Vinyl Sales Exceed Digital Sales For First Time

The vinyl record comeback is going is going strong abroad. Sales of LPs and 45s are outpacing digital sales in the UK. In Britain, vinyl sales ($3.02 million) eclipsing digital music downloads ($2.6 million) for week 48 of this year.

The news came from Britain’s Entertainment Retailers Association, suggesting the surge could be due to the Christmas shopping season and a growing number of British retailers making shelf space for vinyl.

ERA chief Kim Bayley said in a statement, “This is yet further evidence of the ability of music fans to surprise us all.” “Few would have predicted that an album format, first invented in 1948 and based on stamping a groove into a piece of plastic, would now be outselling it in 2016,” the Independent reported. The trend back to vinyl is so promising, Amazon.com has gotten in on the act, announcing the launch of Amazon Vinyl Lounge for the purists.

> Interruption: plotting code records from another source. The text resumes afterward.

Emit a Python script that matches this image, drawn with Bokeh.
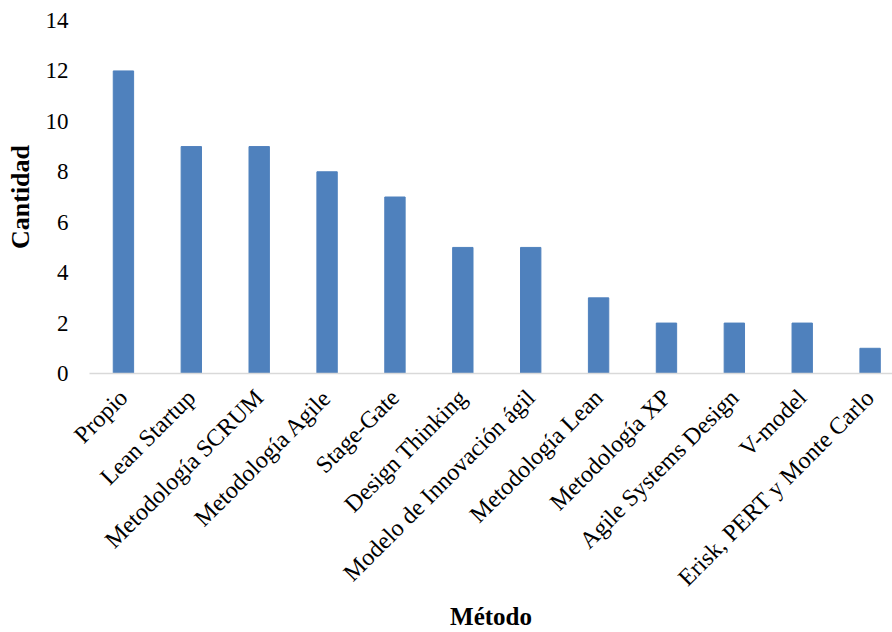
import math
from bokeh.plotting import figure
from bokeh.models import Range1d, FixedTicker, ColumnDataSource
from bokeh.embed import file_html
from bokeh.resources import INLINE

categories = ["Propio", "Lean Startup", "Metodología SCRUM", "Metodología Agile",
              "Stage-Gate", "Design Thinking", "Modelo de Innovación ágil",
              "Metodología Lean", "Metodología XP", "Agile Systems Design",
              "V-model", "Erisk, PERT y Monte Carlo"]
values = [12, 9, 9, 8, 7, 5, 5, 3, 2, 2, 2, 1]
y_ticks = [0, 2, 4, 6, 8, 10, 12, 14]

xs = list(range(len(categories)))
src = ColumnDataSource(dict(x=xs, top=values))

FONT = "Liberation Serif"

p = figure(width=892, height=632, output_backend="svg", toolbar_location=None,
           x_range=Range1d(-0.5, 11.33), y_range=Range1d(0, 14),
           min_border_left=89, min_border_right=0, min_border_top=20,
           min_border_bottom=259)
p.vbar(x="x", top="top", width=0.3, source=src, color="#4F81BD")

p.xaxis.ticker = FixedTicker(ticks=xs)
p.xaxis.major_label_overrides = {i: c for i, c in enumerate(categories)}
p.xaxis.major_label_orientation = math.pi / 4
p.xaxis.major_label_text_font = FONT
p.xaxis.major_label_text_font_size = "24px"
p.xaxis.major_label_text_color = "#000000"
p.xaxis.major_tick_out = 0
p.xaxis.major_tick_in = 0
p.xaxis.major_label_standoff = 20
p.xaxis.major_tick_line_color = None
p.xaxis.minor_tick_line_color = None
p.xaxis.axis_line_color = "#D9D9D9"
p.xaxis.axis_line_width = 1.5
p.xaxis.axis_label = "Método"
p.xaxis.axis_label_text_font = FONT
p.xaxis.axis_label_text_font_style = "bold"
p.xaxis.axis_label_text_font_size = "25px"
p.xaxis.axis_label_text_color = "#000000"
p.xaxis.axis_label_standoff = 0

p.yaxis.ticker = FixedTicker(ticks=y_ticks)
p.yaxis.major_label_text_font = FONT
p.yaxis.major_label_text_font_size = "23px"
p.yaxis.major_label_text_color = "#000000"
p.yaxis.major_tick_out = 0
p.yaxis.major_tick_in = 0
p.yaxis.major_label_standoff = 21
p.yaxis.major_tick_line_color = None
p.yaxis.minor_tick_line_color = None
p.yaxis.axis_line_color = None
p.yaxis.axis_label = "Cantidad"
p.yaxis.axis_label_text_font = FONT
p.yaxis.axis_label_text_font_style = "bold"
p.yaxis.axis_label_text_font_size = "26px"
p.yaxis.axis_label_text_color = "#000000"
p.yaxis.axis_label_standoff = 8

p.xgrid.grid_line_color = None
p.ygrid.grid_line_color = None
p.outline_line_color = None
p.background_fill_color = "white"
p.border_fill_color = "white"

open("out.html", "w").write(file_html(p, INLINE))
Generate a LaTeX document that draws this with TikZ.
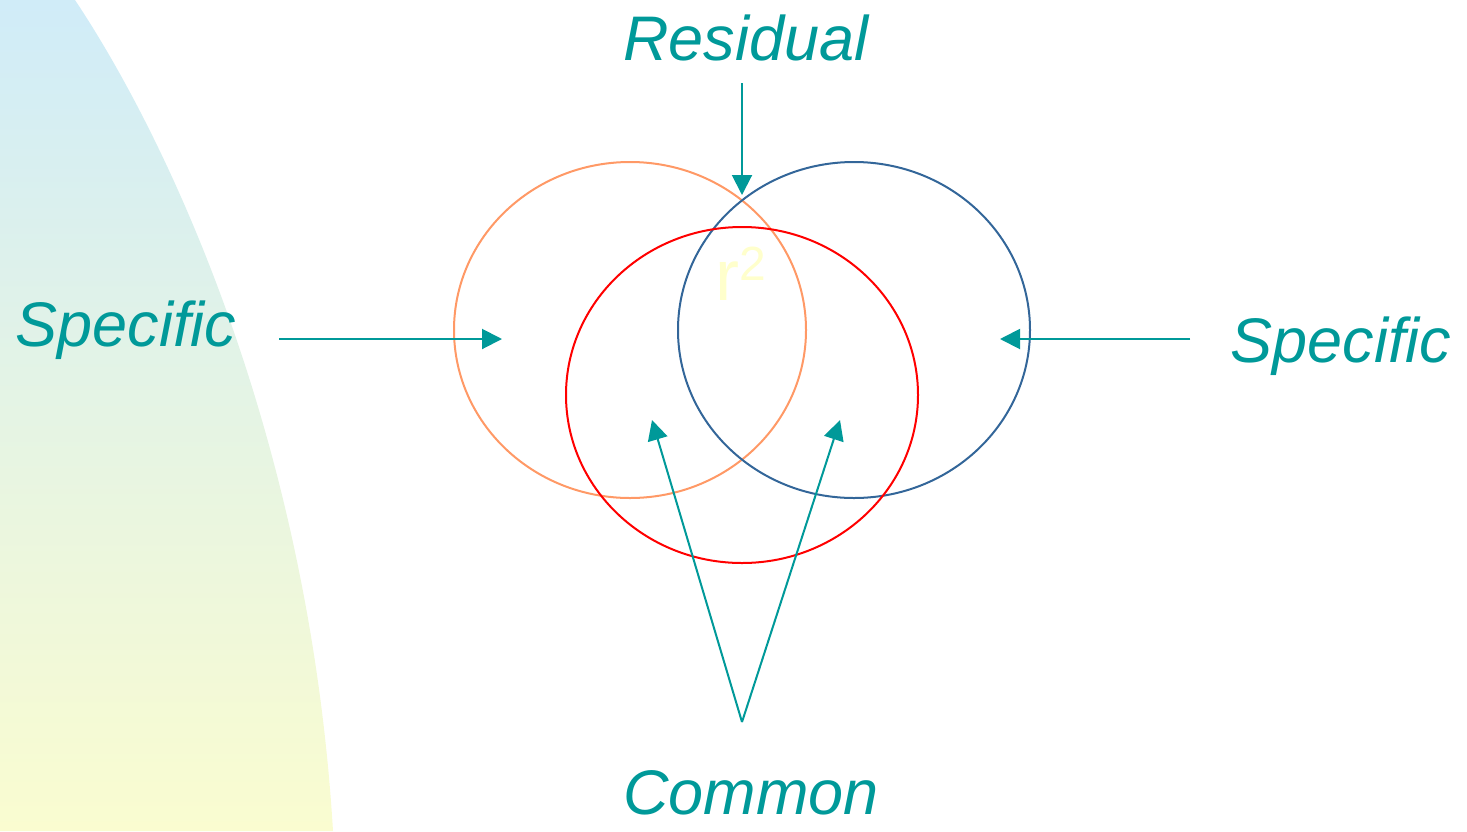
\documentclass[tikz,border=0pt]{standalone}
\usepackage{fontspec}
\setmainfont{Liberation Sans}
\usetikzlibrary{shapes.geometric,arrows.meta,positioning}
\definecolor{labelteal}{HTML}{009999}
\definecolor{vennorange}{HTML}{FF9966}
\definecolor{vennblue}{HTML}{336699}
\definecolor{vennred}{HTML}{FF0000}
\definecolor{skyblue}{RGB}{208,236,248}
\definecolor{paleyellow}{RGB}{250,252,208}
\definecolor{rsqyellow}{HTML}{FFFFCC}

\begin{document}
\begin{tikzpicture}[x=0.5pt, y=-0.5pt, >={Triangle[length=10pt,width=10pt]}, font=\fontsize{31.5}{38}\selectfont\itshape, lbl/.style={text=labelteal, inner sep=0pt, anchor=base}, venn/.style={draw, ellipse, line width=1pt, minimum width=176pt, minimum height=168pt, inner sep=0pt}, pointer/.style={->, draw=labelteal, fill=labelteal, line width=1pt}]
\useasboundingbox (0,0) rectangle (1467,831);
% backdrop
\shade[top color=skyblue, bottom color=paleyellow] (0,0) -- (75,0) .. controls (175,150) and (310,450) .. (333,831) -- (0,831) -- cycle;
% the three sets
\node[venn, draw=vennorange] (left) at (630,330) {};
\node[venn, draw=vennblue] (right) at (854,330) {};
\node[venn, draw=vennred] (middle) at (742,395) {};
\node[text=rsqyellow, font=\fontsize{36}{43}\selectfont, inner sep=0pt, anchor=base west] (rsq) at (715,300) {r\raisebox{10pt}{\fontsize{24}{28}\selectfont 2}};
% labels
\node[lbl] (residual) at (746,60) {Residual};
\node[lbl] (specl) at (126,346) {Specific};
\node[lbl] (specr) at (1341,362) {Specific};
\node[lbl] (common) at (751,814) {Common};
% arrow ends
\coordinate (resfrom) at (742,83);
\coordinate (resto) at (742,195);
\coordinate (slfrom) at (279,339);
\coordinate (slto) at (502,339);
\coordinate (srfrom) at (1190,339);
\coordinate (srto) at (1000,339);
\coordinate (comfrom) at (742,722);
\coordinate (comtol) at (652,420);
\coordinate (comtor) at (840,420);
\draw[pointer] (resfrom) -- (resto);
\draw[pointer] (slfrom) -- (slto);
\draw[pointer] (srfrom) -- (srto);
\draw[pointer] (comfrom) -- (comtol);
\draw[pointer] (comfrom) -- (comtor);
\end{tikzpicture}
\end{document}
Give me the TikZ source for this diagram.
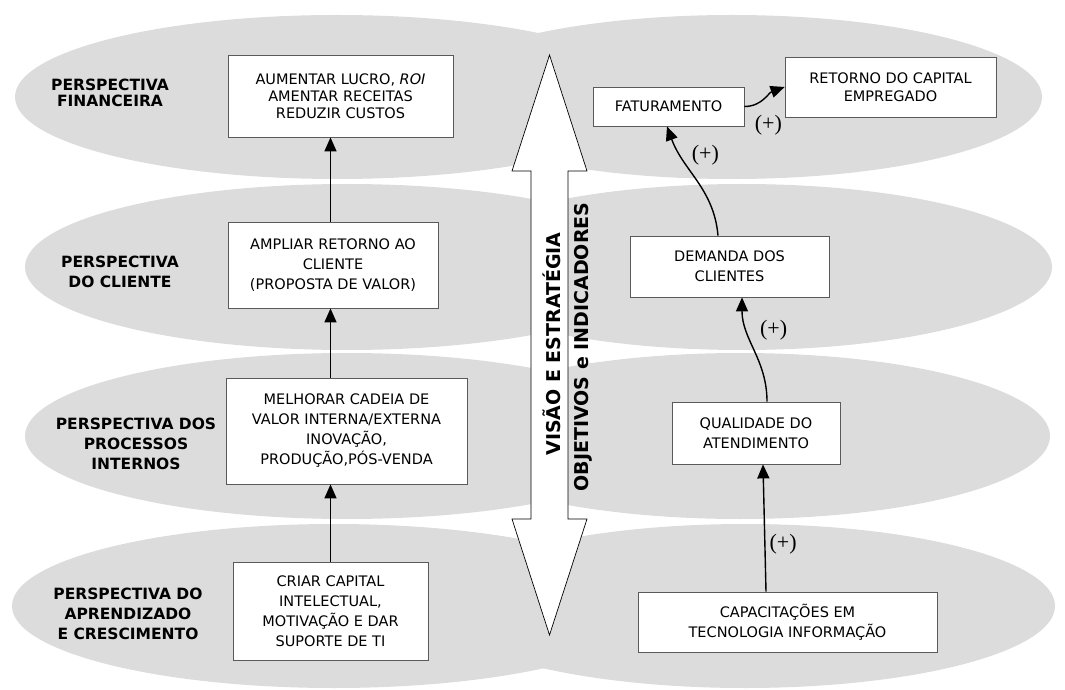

Vinyl sales have been growing by 10 percent a year, but they still occupy a niche. For the first half of 2016, vinyl sales were $207 million, or about 6 percent of the $3.4 billion in revenue for the U.S. recording music industry. Digital downloads for singles and albums during the same period were more than $1 billion. Streaming accounted for nearly half the revenue during the first half of this year. Let’s see if the love for vinyl crosses this ocean to the U.S.